By Paul Manly
Last Fall I had the pleasure of hosting individual recruitment consultations with a handful of recruitment chairmen at a large university. I’ve gotten to do hundreds of these – but this one I’ll never forget. Let’s call him Jimmy.
I asked, “Jimmy, why are you here? Why did you come on campus on a Saturday morning to talk recruitment with us?”
Jimmy replied, “Paul, I was lied to. I was recruited to join my fraternity last semester, and everything they told me about my fraternity was a lie. Now I’m stuck in it, and I’m committed to making it better.”
We need to stop lying about our organizations.
So often men and women join fraternal organizations and the experience they’re promised is not the reality. We tell potential new members exactly what they want to hear to get them to join.
You’ll hear come Sororities claim:
- That they’re all best friends all the time.
- That living in is like having 60 closets – you can borrow anything you like from anyone.
- That membership is only an hour per week.
- That the organization keeps a bank of exams and projects for every major.
- That membership costs will always be low, and payment plans are available for any budget.
- That the organization has scholarships to help you pay your dues.

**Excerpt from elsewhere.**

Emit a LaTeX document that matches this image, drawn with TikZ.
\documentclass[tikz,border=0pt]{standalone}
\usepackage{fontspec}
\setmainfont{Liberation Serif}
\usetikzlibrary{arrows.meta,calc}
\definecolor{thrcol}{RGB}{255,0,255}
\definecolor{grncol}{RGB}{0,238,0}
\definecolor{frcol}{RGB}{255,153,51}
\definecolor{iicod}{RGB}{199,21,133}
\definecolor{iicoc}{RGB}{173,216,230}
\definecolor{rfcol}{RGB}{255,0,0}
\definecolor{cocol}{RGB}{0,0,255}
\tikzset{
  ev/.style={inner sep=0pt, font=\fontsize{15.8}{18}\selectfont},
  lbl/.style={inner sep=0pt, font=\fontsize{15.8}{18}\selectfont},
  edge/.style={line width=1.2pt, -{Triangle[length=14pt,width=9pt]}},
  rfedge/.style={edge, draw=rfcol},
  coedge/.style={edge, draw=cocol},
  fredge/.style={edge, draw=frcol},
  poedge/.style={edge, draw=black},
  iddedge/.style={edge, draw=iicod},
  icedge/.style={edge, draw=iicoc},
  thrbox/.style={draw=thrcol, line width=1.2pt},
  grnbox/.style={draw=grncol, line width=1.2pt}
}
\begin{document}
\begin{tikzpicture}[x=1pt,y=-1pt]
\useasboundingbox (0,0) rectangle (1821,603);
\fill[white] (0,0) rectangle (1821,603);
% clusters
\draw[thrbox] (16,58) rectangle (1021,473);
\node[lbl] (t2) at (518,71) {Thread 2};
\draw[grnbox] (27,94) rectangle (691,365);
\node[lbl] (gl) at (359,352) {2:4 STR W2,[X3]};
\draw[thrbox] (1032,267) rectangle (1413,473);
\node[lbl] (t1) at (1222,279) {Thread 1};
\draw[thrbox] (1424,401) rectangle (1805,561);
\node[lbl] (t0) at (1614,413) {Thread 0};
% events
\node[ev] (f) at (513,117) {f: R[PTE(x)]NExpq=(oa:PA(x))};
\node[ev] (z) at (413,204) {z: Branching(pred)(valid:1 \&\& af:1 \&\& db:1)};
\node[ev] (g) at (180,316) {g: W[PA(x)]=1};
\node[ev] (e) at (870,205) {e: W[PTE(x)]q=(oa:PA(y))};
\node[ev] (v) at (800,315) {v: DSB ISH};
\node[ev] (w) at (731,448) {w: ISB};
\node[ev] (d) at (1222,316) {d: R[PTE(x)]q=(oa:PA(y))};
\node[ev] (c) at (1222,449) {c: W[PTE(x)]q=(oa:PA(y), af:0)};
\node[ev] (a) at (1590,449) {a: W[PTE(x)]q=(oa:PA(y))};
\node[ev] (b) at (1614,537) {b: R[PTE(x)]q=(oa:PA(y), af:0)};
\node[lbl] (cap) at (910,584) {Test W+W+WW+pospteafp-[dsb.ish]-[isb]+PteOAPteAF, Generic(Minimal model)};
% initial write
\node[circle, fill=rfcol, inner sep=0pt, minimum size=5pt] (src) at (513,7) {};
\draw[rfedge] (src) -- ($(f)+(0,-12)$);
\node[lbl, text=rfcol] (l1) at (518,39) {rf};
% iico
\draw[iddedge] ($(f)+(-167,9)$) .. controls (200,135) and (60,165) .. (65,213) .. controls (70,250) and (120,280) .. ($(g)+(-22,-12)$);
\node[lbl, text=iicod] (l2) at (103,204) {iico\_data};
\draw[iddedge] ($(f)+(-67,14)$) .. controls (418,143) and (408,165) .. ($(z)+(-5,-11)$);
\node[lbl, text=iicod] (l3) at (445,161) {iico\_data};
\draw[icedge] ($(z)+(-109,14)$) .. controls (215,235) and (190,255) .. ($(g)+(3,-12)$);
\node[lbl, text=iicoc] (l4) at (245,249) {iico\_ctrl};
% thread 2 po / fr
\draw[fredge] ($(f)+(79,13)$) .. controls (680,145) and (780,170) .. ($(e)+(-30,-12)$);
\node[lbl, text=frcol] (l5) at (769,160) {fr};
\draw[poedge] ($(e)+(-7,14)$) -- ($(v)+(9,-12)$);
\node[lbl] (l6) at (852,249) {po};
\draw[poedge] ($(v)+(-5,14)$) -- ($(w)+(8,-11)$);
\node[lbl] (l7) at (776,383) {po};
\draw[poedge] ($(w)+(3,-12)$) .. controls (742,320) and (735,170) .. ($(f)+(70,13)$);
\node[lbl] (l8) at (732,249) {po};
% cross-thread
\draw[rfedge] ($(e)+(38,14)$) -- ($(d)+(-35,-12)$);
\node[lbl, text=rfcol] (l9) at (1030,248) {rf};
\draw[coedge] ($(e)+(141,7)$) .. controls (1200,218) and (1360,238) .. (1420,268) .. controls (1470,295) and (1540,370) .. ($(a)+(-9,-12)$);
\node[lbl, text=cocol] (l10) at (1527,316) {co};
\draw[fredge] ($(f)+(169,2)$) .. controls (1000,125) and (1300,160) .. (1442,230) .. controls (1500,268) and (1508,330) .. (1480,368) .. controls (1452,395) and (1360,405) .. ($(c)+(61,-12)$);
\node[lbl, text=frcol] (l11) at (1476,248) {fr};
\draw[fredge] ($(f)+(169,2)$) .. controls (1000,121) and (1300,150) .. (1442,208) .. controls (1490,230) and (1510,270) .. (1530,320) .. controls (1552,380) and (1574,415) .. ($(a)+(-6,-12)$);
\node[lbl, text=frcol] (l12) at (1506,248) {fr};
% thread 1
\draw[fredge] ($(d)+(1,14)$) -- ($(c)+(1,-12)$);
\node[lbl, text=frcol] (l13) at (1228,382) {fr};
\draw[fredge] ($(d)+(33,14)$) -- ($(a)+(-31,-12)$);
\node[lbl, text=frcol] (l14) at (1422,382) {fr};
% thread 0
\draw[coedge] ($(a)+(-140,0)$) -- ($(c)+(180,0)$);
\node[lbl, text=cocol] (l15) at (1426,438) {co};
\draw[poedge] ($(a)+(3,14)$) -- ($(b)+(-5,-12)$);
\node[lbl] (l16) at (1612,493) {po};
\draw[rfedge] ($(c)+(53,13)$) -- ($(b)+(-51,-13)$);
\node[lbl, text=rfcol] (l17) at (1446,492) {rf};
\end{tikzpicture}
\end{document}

- That everyone is as pretty or cool as the 10 you met today.
You’ll hear some Fraternities claim:
- They’re every Sorority’s favorite group of guys.
- That no matter what, you’ll feel welcome here – we will always support you and have your back.
- That their brotherhood is absolutely the closest and most tight-knit on campus.
- That every party will be like the rush party last night – for four glorious years.
- That they have the top GPA among Fraternities – and if you join, you will too.
- That we only haze a little bit – except for Hell Week.
- That we have the best alumni that can get you a job after college.
We’re the best, greatest, closest… with the highest, sharpest, smartest… But we can’t show quantifiable reasoning.
It’s no wonder we experience awful retention rates.
Recently, I moved to a new city and joined a new gym. I wanted to make sure I had the ability to bring guests to my new gym, and I would have access to the other locations in the gym’s network. When given a tour, the manager told me I’d have virtually unlimited guest passes and I could use any gym in their network with membership.
Last week, I tried to use a different location in my gym’s network. It turns out you have to pay extra for that. This morning, I tried to bring a friend to the gym. It turns out guest passes ate $5 per day. WHAT?!
These misrepresentations have caused me to not enjoy my gym as much as I thought. If those facts were shared with me during the joining process, I may have still joined. This gym is the closest in proximity to where I live, so I probably would have joined anyway. But now I’m having second thoughts about maintaining my membership… and that’s a problem.
As many as 1 in 5 students quit a Fraternity or Sorority each year. Dynamic Recruitment teaches us that people join people. Well, people also leave people. The core of this message is that authentic relationships are the best way to recruit and retain our members.
As a guideline for better engagement, pay attention to these 6 powerful lessons:
1. Expectations – Many former members report leaving because of unmet or misunderstood expectations of membership.
2. People – Almost all membership attrition is due to a lack in emotionally solid relationships.
3. Purpose – Connecting an individual’s values to the true purpose of the organization is paramount for member retention and engagement.
4. You Matter – Chapters just made of new member classes, officers, and sub-groups — they’re made of individuals who require love and care.
5. Learning & Growing – Members must constantly have ways to learn and grow from the fraternal experience.
6. Repeat – A repeatable, optimized system for retention and engagement should be a top priority for fraternities and sororities.